Some in-house legal departments further restructuring

Lawyers to debate whether better use of technology is the answer

Iberian in-house lawyers are reporting that, as the economic downturn continues, many are now facing their second restructuring process – the euphemism for lawyer redundancies.

Many have already been through a downsizing process over the last year but it seems that in cases where companies are reducing overall staff numbers – legal departments are again being asked to do the same.

As one senior corporate counsel told Iberian Lawyer: “We have already reorganised the legal function – losing some lawyers – and will find it even harder this time. Taking a percentage approach to reducing costs and people across the business may not necessarily work where legal and compliance issues are concerned.”

Internal debates on reducing costs and headcount are based upon financial restrictions and not on the company´s needs which means losing people who have very specific and still important jobs. Inevitably, some in-house lawyers suggest, some businesses may leave themselves open to serious legal and compliance risks, eventually attracting the interest and sanctions of regulators.

A second Iberian head of legal explained that headcount is the main issue – after reducing the size of their legal team they are now pushing more work externally to law firms: “Passing more work out may of course prove more expensive in the short term but is our only option for working around the recruitment freeze.”

The picture is however mixed across different business sectors, and some of the redundancies are being balanced by new hires in sectors, like renewables, which are still growing.

More from Less

For both the expanding and contracting legal departments the challenge is therefore the same, achieving “more from less” through these difficult times – a topic that will be addressed at the upcoming Iberian Legal Summit to be held in Lisbon on September 24th. In the first event of its kind an invited group of General Counsel from across Spain and Portugal will debate these issues with law firm Managing Partners.

The main theme for the discussion will be whether adopting new technological approaches is the answer. While some areas of legal work will remain at the craft end of the spectrum, leading experts such as Professor Richard Susskind, predict that many areas of legal service are passing through stages of standardisation, systematisation, and commoditisation.

New ways of sourcing are emerging, he believes, including outsourcing, offshoring and subcontracting.

“These changes will affect not just high volume, low value work but also, and vitally, the routine elements of high value work,” Susskind wrote in the May / June issue of Iberian Lawyer.

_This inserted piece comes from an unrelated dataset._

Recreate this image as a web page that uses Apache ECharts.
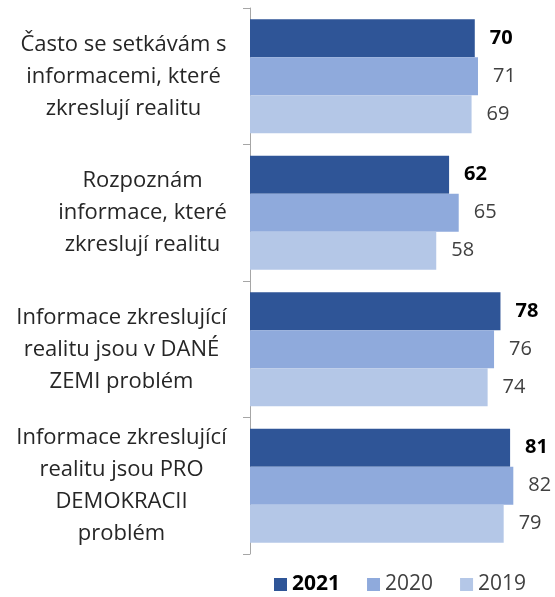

Christopher Barnard, General Counsel Coca- Cola Europe, agrees.

“The pressure on in-house legal departments to extract the most from their legal budgets is not just about obtaining legal services more cheaply and looking for different forms of law firm billing, it is also about working more productively, efficiently and effectively – getting more from fewer resources,” (see Panorama on page 22).

The challenge, according to Barnard, is that the in-house legal function is often at the bottom of companies’ IT departments´ list of priorities. In contrast law firms generally have more advanced technology than in-house teams.

“Anything a firm can do to help clients become more efficient and effective by sharing their technology would be seen as real added value. Technology is the key to making this work effectively,” he adds.